Die Reaktion von Rendi-Wagner: „Es ist natürlich das Recht der Standesvertretungen, ihre Forderungen und Anliegen lautstark kundzutun. Ich gehe aber davon aus, dass wir mit der Ärztekammer konstruktive Gespräche führen werden können. So weit liegen die Positionen nicht auseinander. „Es geht darum, eine für die Patienten adäquate, effiziente, moderne medizinische Versorgung auf den Weg zu bringen und zeitgemäß weiterzuentwickeln.“ Generell müsse sich das System am Menschen orientieren und nicht umgekehrt. Primary Health Care solle einen effektiven niederschwelligen Zugang für Patienten bringen, betonte Rendi-Wagner, versicherte aber auch, dass die Zentren für Ärzte optimale Bedingungen bieten sollten. Bei den Ärzten müsse man auch die geänderten Vorstellungen der jungen Generation berücksichtigen. „Die jungen Kollegen wollen oft nicht in der Einzelpraxis sitzen, sie wollen mit anderen gemeinsam im Team arbeiten, auch multiprofessionell. Work-Life-Balance und Vereinbarkeit von Beruf und Familie sind viel wichtiger als früher. Dem wollen wir in unseren Plänen entsprechen.“
Nächste Baustelle: die langen Wartezeiten auf z.B. MRT-Untersuchungen. „Jeder Patient, der eine dringende MRT-Untersuchung benötigt, muss sie auch bekommen. Wenn bei den Verhandlungen zwischen Sozialversicherung und Wirtschaftskammer nichts herauskommt, werde ich einen Gesetzesvorschlag vorlegen.“ Denn, so Rendi-Wagner, die langen Wartezeiten für wichtige Untersuchungen würden die Menschen am System zweifeln lassen, vor allem, wenn Privatversicherte schneller weiterkämen: „Das ist eine inakzeptable Schieflage.“
Des Weiteren ist ein Gesetz gegen teure Medikamente geplant. Konkret geht es darum, Preise für jene Medikamente zu regeln, die pro Packung mehr als 700 Euro kosten und nicht Teil des Erstattungskodex sind. Diese Medikamente sind bislang keiner Preisregelung unterworfen, was zu stark steigenden Kosten für die Sozialversicherung geführt hat. Die Preise für diese Medikamente sollen nun künftig dem EU-Durchschnittspreis entsprechen. Dies führte naturgemäß zum Widerstand der Pharmaindustrie.
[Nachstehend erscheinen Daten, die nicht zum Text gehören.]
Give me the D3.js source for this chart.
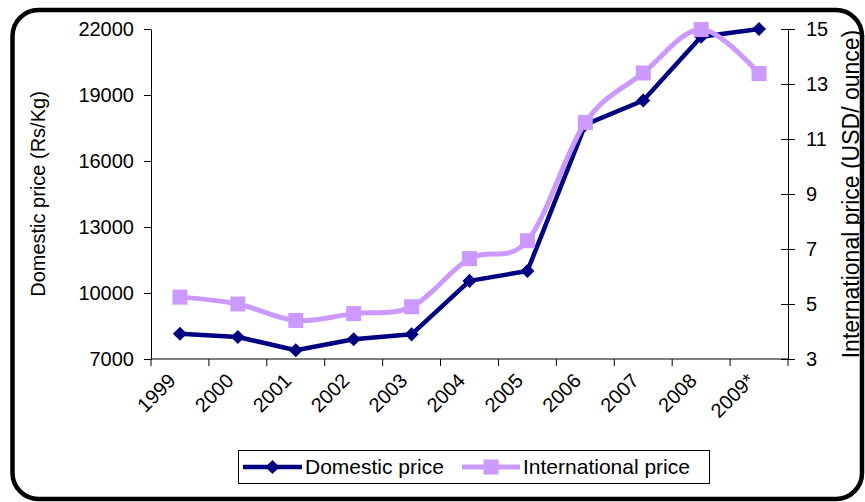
<!DOCTYPE html>
<html>
<head>
<meta charset="utf-8">
<script src="https://cdn.jsdelivr.net/npm/d3@7"></script>
<style>
  html, body { margin: 0; padding: 0; background: #fff; }
  svg { display: block; font-family: "Liberation Sans", Arial, sans-serif; }
</style>
</head>
<body>
<svg id="chart" width="865" height="502"></svg>
<script>
// Years on the category axis
const years = ["1999", "2000", "2001", "2002", "2003", "2004", "2005", "2006", "2007", "2008", "2009*"];
// Domestic price, Rs/Kg (left axis)
const domestic = [8150, 8000, 7400, 7900, 8120, 10550, 11000, 17650, 18750, 21650, 22000];
// International price, USD/ounce (right axis)
const international = [5.25, 5.0, 4.4, 4.65, 4.9, 6.65, 7.3, 11.6, 13.4, 14.98, 13.38];
// Tick values for both value axes
const leftTicks = [7000, 10000, 13000, 16000, 19000, 22000];
const rightTicks = [3, 5, 7, 9, 11, 13, 15];

const svg = d3.select("#chart");
const plot = { left: 151, right: 788, top: 29, bottom: 359 };

// Rounded outer frame
svg.append("rect")
  .attr("x", 12.5).attr("y", 10)
  .attr("width", 849.5).attr("height", 489)
  .attr("rx", 26).attr("ry", 26)
  .attr("fill", "#fff").attr("stroke", "#000").attr("stroke-width", 4.5);

const x = d3.scaleBand().domain(years).range([plot.left, plot.right]).padding(0);
const yL = d3.scaleLinear().domain([7000, 22000]).range([plot.bottom, plot.top]);
const yR = d3.scaleLinear().domain([3, 15]).range([plot.bottom, plot.top]);

const fontSize = 20;
const font = "Liberation Sans, Arial, sans-serif";

// Left axis
const gL = svg.append("g").attr("transform", `translate(${plot.left},0)`)
  .call(d3.axisLeft(yL).tickValues(leftTicks).tickFormat(d3.format("d")).tickSize(7).tickSizeOuter(0).tickPadding(10));
// Right axis with ticks crossing the line
const gR = svg.append("g").attr("transform", `translate(${plot.right},0)`)
  .call(d3.axisRight(yR).tickValues(rightTicks).tickSize(7).tickSizeOuter(0).tickPadding(11));
gR.selectAll(".tick line").attr("x1", -7).attr("x2", 7);

// Bottom axis: ticks at category boundaries
const gB = svg.append("g").attr("transform", `translate(0,${plot.bottom})`);
gB.append("line").attr("x1", plot.left).attr("x2", plot.right).attr("stroke", "#000");
const bounds = years.map(d => x(d)).concat([x(years[years.length - 1]) + x.bandwidth()]);
gB.selectAll("line.tk").data(bounds).join("line").attr("class", "tk")
  .attr("x1", d => d).attr("x2", d => d).attr("y1", 0).attr("y2", 7).attr("stroke", "#000");
gB.selectAll("text").data(years).join("text")
  .attr("transform", d => `translate(${x(d) + x.bandwidth() / 2 - 8},${18}) rotate(-45)`)
  .attr("text-anchor", "end").attr("dy", "0.35em")
  .attr("font-size", fontSize).attr("font-family", font).attr("fill", "#000")
  .text(d => d);

[gL, gR].forEach(g => {
  g.select(".domain").attr("stroke", "#000");
  g.selectAll(".tick line").attr("stroke", "#000");
  g.selectAll("text").attr("font-size", fontSize).attr("fill", "#000").attr("font-family", font);
});

// Axis titles
svg.append("text")
  .attr("transform", `translate(45,${(plot.top + plot.bottom) / 2}) rotate(-90)`)
  .attr("text-anchor", "middle").attr("font-size", 20).text("Domestic price (Rs/Kg)");
svg.append("text")
  .attr("transform", `translate(859,${(plot.top + plot.bottom) / 2}) rotate(-90)`)
  .attr("text-anchor", "middle").attr("font-size", 23).text("International price (USD/ ounce)");

const cx = d => x(d) + x.bandwidth() / 2;
const domColor = "#000080", intColor = "#CC99FF";

// Domestic series: straight segments with diamond markers
svg.append("path")
  .datum(domestic)
  .attr("d", d3.line().x((d, i) => cx(years[i])).y(d => yL(d)))
  .attr("fill", "none").attr("stroke", domColor).attr("stroke-width", 4.5)
  .attr("stroke-linejoin", "round");
const diamond = d3.symbol().type(d3.symbolSquare).size(100);
svg.selectAll("path.dm").data(domestic).join("path").attr("class", "dm")
  .attr("d", diamond)
  .attr("transform", (d, i) => `translate(${cx(years[i])},${yL(d)}) rotate(45)`)
  .attr("fill", domColor);

// International series: smoothed line with square markers
svg.append("path")
  .datum(international)
  .attr("d", d3.line().curve(d3.curveCardinal.tension(0)).x((d, i) => cx(years[i])).y(d => yR(d)))
  .attr("fill", "none").attr("stroke", intColor).attr("stroke-width", 5);
svg.selectAll("rect.im").data(international).join("rect").attr("class", "im")
  .attr("x", (d, i) => cx(years[i]) - 7.5).attr("y", d => yR(d) - 7.5)
  .attr("width", 15).attr("height", 15).attr("fill", intColor);

// Legend
const lg = svg.append("g");
lg.append("rect").attr("x", 238.5).attr("y", 450.5).attr("width", 471).attr("height", 33)
  .attr("fill", "#fff").attr("stroke", "#000").attr("stroke-width", 1);
lg.append("line").attr("x1", 243).attr("x2", 302).attr("y1", 467).attr("y2", 467)
  .attr("stroke", domColor).attr("stroke-width", 4.5);
lg.append("path").attr("d", diamond).attr("transform", "translate(272.5,467) rotate(45)").attr("fill", domColor);
lg.append("text").attr("x", 305).attr("y", 467).attr("dy", "0.35em").attr("font-size", 21).text("Domestic price");
lg.append("line").attr("x1", 462).attr("x2", 520).attr("y1", 467).attr("y2", 467)
  .attr("stroke", intColor).attr("stroke-width", 5);
lg.append("rect").attr("x", 491 - 7.5).attr("y", 467 - 7.5).attr("width", 15).attr("height", 15).attr("fill", intColor);
lg.append("text").attr("x", 523).attr("y", 467).attr("dy", "0.35em").attr("font-size", 21).text("International price");
</script>
</body>
</html>
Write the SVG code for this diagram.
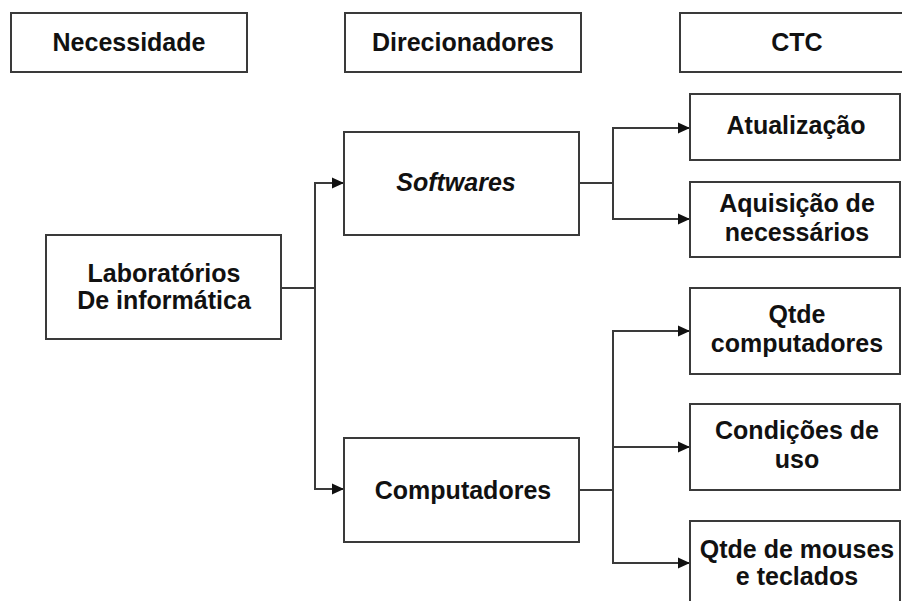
<svg xmlns="http://www.w3.org/2000/svg" width="902" height="601" viewBox="0 0 902 601">
  <style>
    .box { fill: #ffffff; stroke: #3a3a3a; stroke-width: 2; }
    .lbl { font-family: "Liberation Sans", Arial, sans-serif; font-size: 25px; font-weight: bold; fill: #111111; text-anchor: middle; }
    .it { font-style: italic; }
    .wire { fill: none; stroke: #3a3a3a; stroke-width: 2; }
  </style>
  <defs>
    <marker id="arrow" markerUnits="userSpaceOnUse" markerWidth="14" markerHeight="12" refX="13" refY="6" orient="auto">
      <path d="M1,0.5 L13,6 L1,11.5 Z" fill="#111111"/>
    </marker>
  </defs>
  <rect width="902" height="601" fill="#ffffff"/>

  <!-- column headers -->
  <g id="hdr-necessidade">
    <rect class="box" x="11" y="13" width="236" height="59"/>
    <text class="lbl" x="129" y="51">Necessidade</text>
  </g>
  <g id="hdr-direcionadores">
    <rect class="box" x="345" y="13" width="236" height="59"/>
    <text class="lbl" x="463" y="51">Direcionadores</text>
  </g>
  <g id="hdr-ctc">
    <rect class="box" x="680" y="13" width="236" height="59"/>
    <text class="lbl" x="797" y="51">CTC</text>
  </g>

  <!-- connectors -->
  <g id="connectors">
    <path class="wire" d="M281,288 H315 V183 H344" marker-end="url(#arrow)"/>
    <path class="wire" d="M315,288 V489 H344" marker-end="url(#arrow)"/>
    <path class="wire" d="M579,183 H613 V128 H690" marker-end="url(#arrow)"/>
    <path class="wire" d="M613,183 V219 H690" marker-end="url(#arrow)"/>
    <path class="wire" d="M579,490 H613 V331 H690" marker-end="url(#arrow)"/>
    <path class="wire" d="M613,490 V447 H690" marker-end="url(#arrow)"/>
    <path class="wire" d="M613,490 V563 H690" marker-end="url(#arrow)"/>
  </g>

  <!-- need -->
  <g id="laboratorios">
    <rect class="box" x="46" y="235" width="235" height="104"/>
    <text class="lbl" x="164" y="282">Laboratórios</text>
    <text class="lbl" x="164" y="309">De informática</text>
  </g>

  <!-- drivers -->
  <g id="softwares">
    <rect class="box" x="344" y="132" width="235" height="103"/>
    <text class="lbl it" x="456" y="191">Softwares</text>
  </g>
  <g id="computadores">
    <rect class="box" x="344" y="438" width="235" height="104"/>
    <text class="lbl" x="463" y="499">Computadores</text>
  </g>

  <!-- CTC items -->
  <g id="atualizacao">
    <rect class="box" x="690" y="94" width="210" height="66"/>
    <text class="lbl" x="796" y="134">Atualização</text>
  </g>
  <g id="aquisicao">
    <rect class="box" x="690" y="182" width="210" height="75"/>
    <text class="lbl" x="797" y="212">Aquisição de</text>
    <text class="lbl" x="797" y="241">necessários</text>
  </g>
  <g id="qtde-computadores">
    <rect class="box" x="690" y="288" width="210" height="86"/>
    <text class="lbl" x="797" y="323">Qtde</text>
    <text class="lbl" x="797" y="352">computadores</text>
  </g>
  <g id="condicoes">
    <rect class="box" x="690" y="404" width="210" height="86"/>
    <text class="lbl" x="797" y="439">Condições de</text>
    <text class="lbl" x="797" y="468">uso</text>
  </g>
  <g id="qtde-mouses">
    <rect class="box" x="690" y="521" width="210" height="86"/>
    <text class="lbl" x="797" y="558">Qtde de mouses</text>
    <text class="lbl" x="797" y="585">e teclados</text>
  </g>
</svg>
Österreich hat bekanntermaßen ein sehr verflochtenes Gesundheitssystem, das unter anderem über 19 Krankenversicherungen verfügt. Im Jahr 2016 wurde vom österreichischen Sozialministerium bei der „London School of Economics“ eine Effizienzstudie für alle Sozialversicherungen, also auch Pensions- und Unfallkassen, in Auftrag gegeben. Bis Mitte des Jahres werden Ergebnisse erwartet – sollten eine Systemänderung im Sinne einer Vereinheitlichung der Leistungen oder strukturelle Anpassungen der Sozialversicherungsträger empfohlen werden, muss sich auch Rendi-Wagner einbringen.
Einer der Tätigkeitsschwerpunkte von Rendi-Wagner wird sicher Prävention sein – ein Thema, mit dem sie sich schon als Sektionschefin für öffentliche Gesundheit intensiv beschäftigt hat. Sie möchte sich für einen fairen Zugang zum Gesundheitssystem einsetzen. Lebenserwartung und Gesundheitszustand dürften nicht von Wohnort, Bildungsstand oder Arbeitsbedingungen abhängen. Und: Die Menschen sollen nicht nur länger leben, sondern auch länger gesund bleiben.
Dies sind nur einige der erwähnten Baustellen, die auf die bewährte Krisenmanagerin zukommen. Es wird also spannend und arbeitsintensiv für die neue Ministerin.